◆ WORK TO BE COMPLETED ◆
Omit the images, then output each of the records below exactly.

Entries with chart source code:
* * *

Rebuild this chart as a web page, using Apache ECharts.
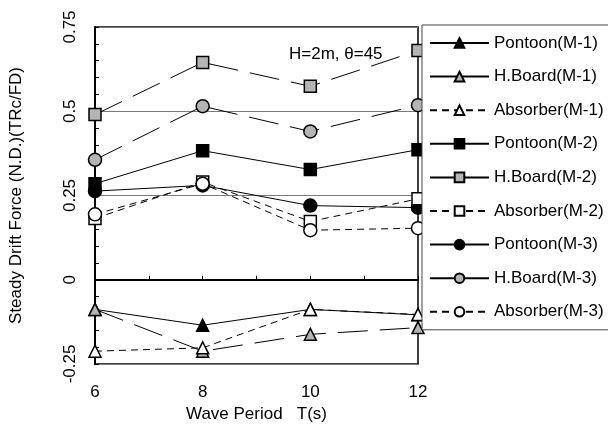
<!DOCTYPE html>
<html>
<head>
<meta charset="utf-8">
<script src="https://cdn.jsdelivr.net/npm/echarts@6/dist/echarts.min.js"></script>
<style>html,body{margin:0;padding:0;background:#fff}#c{width:608px;height:428px}</style>
</head>
<body>
<div id="c"></div>
<script>
var periods = [6, 8, 10, 12];
var pontoonM1  = [-0.088, -0.135, -0.088, -0.104];
var hboardM1   = [-0.088, -0.212, -0.162, -0.142];
var absorberM1 = [-0.212, -0.202, -0.088, -0.103];
var pontoonM2  = [0.285, 0.383, 0.327, 0.386];
var hboardM2   = [0.490, 0.645, 0.574, 0.680];
var absorberM2 = [0.182, 0.290, 0.173, 0.240];
var pontoonM3  = [0.263, 0.280, 0.220, 0.214];
var hboardM3   = [0.356, 0.515, 0.440, 0.518];
var absorberM3 = [0.194, 0.285, 0.147, 0.153];
var seriesNames = ['Pontoon(M-1)','H.Board(M-1)','Absorber(M-1)','Pontoon(M-2)','H.Board(M-2)','Absorber(M-2)','Pontoon(M-3)','H.Board(M-3)','Absorber(M-3)'];
var yTickLabels = ['-0.25','0','0.25','0.5','0.75'];
var xTickLabels = ['6','8','10','12'];

var FONT = 'Liberation Sans, Arial, sans-serif';
var GRAY = '#b4b4b4';
var seriesValues = [pontoonM1,hboardM1,absorberM1,pontoonM2,hboardM2,absorberM2,pontoonM3,hboardM3,absorberM3];
var symbols = ['triangle','triangle','triangle','rect','rect','rect','circle','circle','circle'];
var fills = ['#000', GRAY, '#fff'];
var dashes = ['solid', [30, 12], [7, 5]];
var sizes = {triangle: 12, rect: 12, circle: 13};

function pairs(v){ return periods.map(function(p,i){ return [p, v[i]]; }); }

var series = seriesValues.map(function(v, i){
  var k = i % 3;
  return {
    name: seriesNames[i],
    type: 'line',
    data: pairs(v),
    symbol: symbols[i],
    symbolSize: sizes[symbols[i]],
    showAllSymbol: true,
    clip: false,
    z: 3 + (k === 2 ? 2 : k === 0 ? 0 : 1),
    lineStyle: {color: '#000', width: 1, type: dashes[k]},
    itemStyle: {color: fills[k], borderColor: '#000', borderWidth: 1.5},
    emphasis: {disabled: true}
  };
});

var legendData = seriesNames.map(function(n, i){
  var item = {name: n};
  if (i % 3 === 1) item.lineStyle = {type: 'solid'};
  return item;
});

var chart = echarts.init(document.getElementById('c'), null, {renderer: 'canvas'});
chart.setOption({
  animation: false,
  backgroundColor: '#fff',
  grid: {left: 87, right: 190, top: 27, bottom: 62, show: true, borderColor: '#000', borderWidth: 1.5, backgroundColor: 'transparent'},
  xAxis: {
    type: 'value', min: 6, max: 12, interval: 2,
    name: 'Wave Period   T(s)', nameLocation: 'middle', nameGap: 42,
    nameTextStyle: {fontFamily: FONT, fontSize: 17, color: '#000'},
    axisLine: {show: true, lineStyle: {color: '#000', width: 2}},
    axisTick: {show: true, inside: true, length: 4, lineStyle: {color: '#000'}},
    minorTick: {show: true, splitNumber: 2, length: 4, lineStyle: {color: '#000'}},
    splitLine: {show: false},
    axisLabel: {fontFamily: FONT, fontSize: 17, color: '#000', margin: 20,
      formatter: function(v){ var i = periods.indexOf(v); return i >= 0 ? xTickLabels[i] : ''; }}
  },
  yAxis: {
    type: 'value', min: -0.25, max: 0.75, interval: 0.25,
    name: 'Steady Drift Force (N.D.)(TRc/FD)', nameLocation: 'middle', nameGap: 70, nameRotate: 90,
    nameTextStyle: {fontFamily: FONT, fontSize: 17, color: '#000'},
    axisLine: {show: true, lineStyle: {color: '#000', width: 2}},
    axisTick: {show: true, inside: true, length: 4, lineStyle: {color: '#000'}},
    minorTick: {show: true, splitNumber: 5, length: 4, lineStyle: {color: '#000'}},
    splitLine: {show: true, lineStyle: {color: '#7a7a7a', width: 1}},
    axisLabel: {fontFamily: FONT, fontSize: 17, color: '#000', rotate: 90, margin: 16,
      formatter: function(v){ var i = Math.round((v + 0.25) / 0.25); return yTickLabels[i] !== undefined ? yTickLabels[i] : ''; }}
  },
  legend: {
    orient: 'vertical', left: 422, top: 25, z: 20,
    padding: [8, 8, 8, 7],
    itemWidth: 59, itemHeight: 12, itemGap: 13.6,
    backgroundColor: '#fff', borderColor: '#444', borderWidth: 1,
    textStyle: {fontFamily: FONT, fontSize: 17, color: '#000', lineHeight: 20},
    data: legendData,
    selectedMode: false
  },
  graphic: [{
    type: 'text', left: 289, top: 46,
    style: {text: 'H=2m, \u03b8=45', fontFamily: FONT, fontSize: 17, fill: '#000', align: 'center', verticalAlign: 'middle'},
    x: 0, y: 0
  }],
  series: series
});
</script>
</body>
</html>
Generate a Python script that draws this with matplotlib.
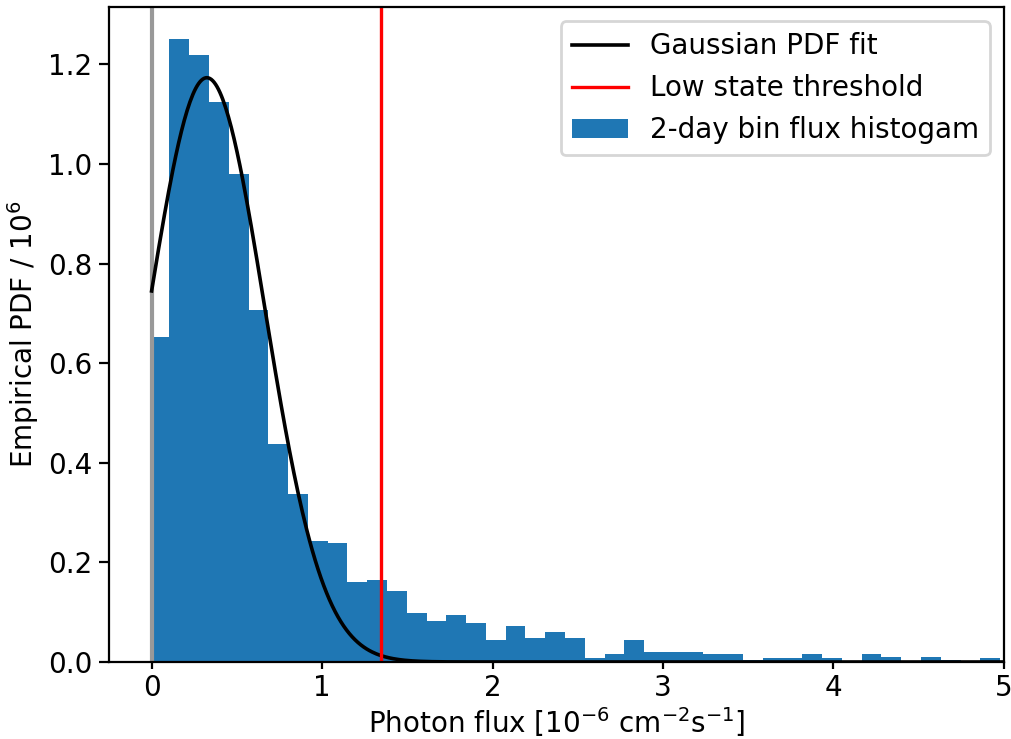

* * *

◆ FINISHED ANSWER ◆
Rebuild this chart as a web page, using Apache ECharts.
<!DOCTYPE html>
<html>
<head>
<meta charset="utf-8">
<script src="https://cdn.jsdelivr.net/npm/echarts@6/dist/echarts.min.js"></script>
<style>html,body{margin:0;padding:0;background:#fff}#c{width:608px;height:428px}</style>
</head>
<body>
<div id="c"></div>
<script>
var periods = [6, 8, 10, 12];
var pontoonM1  = [-0.088, -0.135, -0.088, -0.104];
var hboardM1   = [-0.088, -0.212, -0.162, -0.142];
var absorberM1 = [-0.212, -0.202, -0.088, -0.103];
var pontoonM2  = [0.285, 0.383, 0.327, 0.386];
var hboardM2   = [0.490, 0.645, 0.574, 0.680];
var absorberM2 = [0.182, 0.290, 0.173, 0.240];
var pontoonM3  = [0.263, 0.280, 0.220, 0.214];
var hboardM3   = [0.356, 0.515, 0.440, 0.518];
var absorberM3 = [0.194, 0.285, 0.147, 0.153];
var seriesNames = ['Pontoon(M-1)','H.Board(M-1)','Absorber(M-1)','Pontoon(M-2)','H.Board(M-2)','Absorber(M-2)','Pontoon(M-3)','H.Board(M-3)','Absorber(M-3)'];
var yTickLabels = ['-0.25','0','0.25','0.5','0.75'];
var xTickLabels = ['6','8','10','12'];

var FONT = 'Liberation Sans, Arial, sans-serif';
var GRAY = '#b4b4b4';
var seriesValues = [pontoonM1,hboardM1,absorberM1,pontoonM2,hboardM2,absorberM2,pontoonM3,hboardM3,absorberM3];
var symbols = ['triangle','triangle','triangle','rect','rect','rect','circle','circle','circle'];
var fills = ['#000', GRAY, '#fff'];
var dashes = ['solid', [30, 12], [7, 5]];
var sizes = {triangle: 12, rect: 12, circle: 13};

function pairs(v){ return periods.map(function(p,i){ return [p, v[i]]; }); }

var series = seriesValues.map(function(v, i){
  var k = i % 3;
  return {
    name: seriesNames[i],
    type: 'line',
    data: pairs(v),
    symbol: symbols[i],
    symbolSize: sizes[symbols[i]],
    showAllSymbol: true,
    clip: false,
    z: 3 + (k === 2 ? 2 : k === 0 ? 0 : 1),
    lineStyle: {color: '#000', width: 1, type: dashes[k]},
    itemStyle: {color: fills[k], borderColor: '#000', borderWidth: 1.5},
    emphasis: {disabled: true}
  };
});

var legendData = seriesNames.map(function(n, i){
  var item = {name: n};
  if (i % 3 === 1) item.lineStyle = {type: 'solid'};
  return item;
});

var chart = echarts.init(document.getElementById('c'), null, {renderer: 'canvas'});
chart.setOption({
  animation: false,
  backgroundColor: '#fff',
  grid: {left: 87, right: 190, top: 27, bottom: 62, show: true, borderColor: '#000', borderWidth: 1.5, backgroundColor: 'transparent'},
  xAxis: {
    type: 'value', min: 6, max: 12, interval: 2,
    name: 'Wave Period   T(s)', nameLocation: 'middle', nameGap: 42,
    nameTextStyle: {fontFamily: FONT, fontSize: 17, color: '#000'},
    axisLine: {show: true, lineStyle: {color: '#000', width: 2}},
    axisTick: {show: true, inside: true, length: 4, lineStyle: {color: '#000'}},
    minorTick: {show: true, splitNumber: 2, length: 4, lineStyle: {color: '#000'}},
    splitLine: {show: false},
    axisLabel: {fontFamily: FONT, fontSize: 17, color: '#000', margin: 20,
      formatter: function(v){ var i = periods.indexOf(v); return i >= 0 ? xTickLabels[i] : ''; }}
  },
  yAxis: {
    type: 'value', min: -0.25, max: 0.75, interval: 0.25,
    name: 'Steady Drift Force (N.D.)(TRc/FD)', nameLocation: 'middle', nameGap: 70, nameRotate: 90,
    nameTextStyle: {fontFamily: FONT, fontSize: 17, color: '#000'},
    axisLine: {show: true, lineStyle: {color: '#000', width: 2}},
    axisTick: {show: true, inside: true, length: 4, lineStyle: {color: '#000'}},
    minorTick: {show: true, splitNumber: 5, length: 4, lineStyle: {color: '#000'}},
    splitLine: {show: true, lineStyle: {color: '#7a7a7a', width: 1}},
    axisLabel: {fontFamily: FONT, fontSize: 17, color: '#000', rotate: 90, margin: 16,
      formatter: function(v){ var i = Math.round((v + 0.25) / 0.25); return yTickLabels[i] !== undefined ? yTickLabels[i] : ''; }}
  },
  legend: {
    orient: 'vertical', left: 422, top: 25, z: 20,
    padding: [8, 8, 8, 7],
    itemWidth: 59, itemHeight: 12, itemGap: 13.6,
    backgroundColor: '#fff', borderColor: '#444', borderWidth: 1,
    textStyle: {fontFamily: FONT, fontSize: 17, color: '#000', lineHeight: 20},
    data: legendData,
    selectedMode: false
  },
  graphic: [{
    type: 'text', left: 289, top: 46,
    style: {text: 'H=2m, \u03b8=45', fontFamily: FONT, fontSize: 17, fill: '#000', align: 'center', verticalAlign: 'middle'},
    x: 0, y: 0
  }],
  series: series
});
</script>
</body>
</html>
Generate a Python script that draws this with matplotlib.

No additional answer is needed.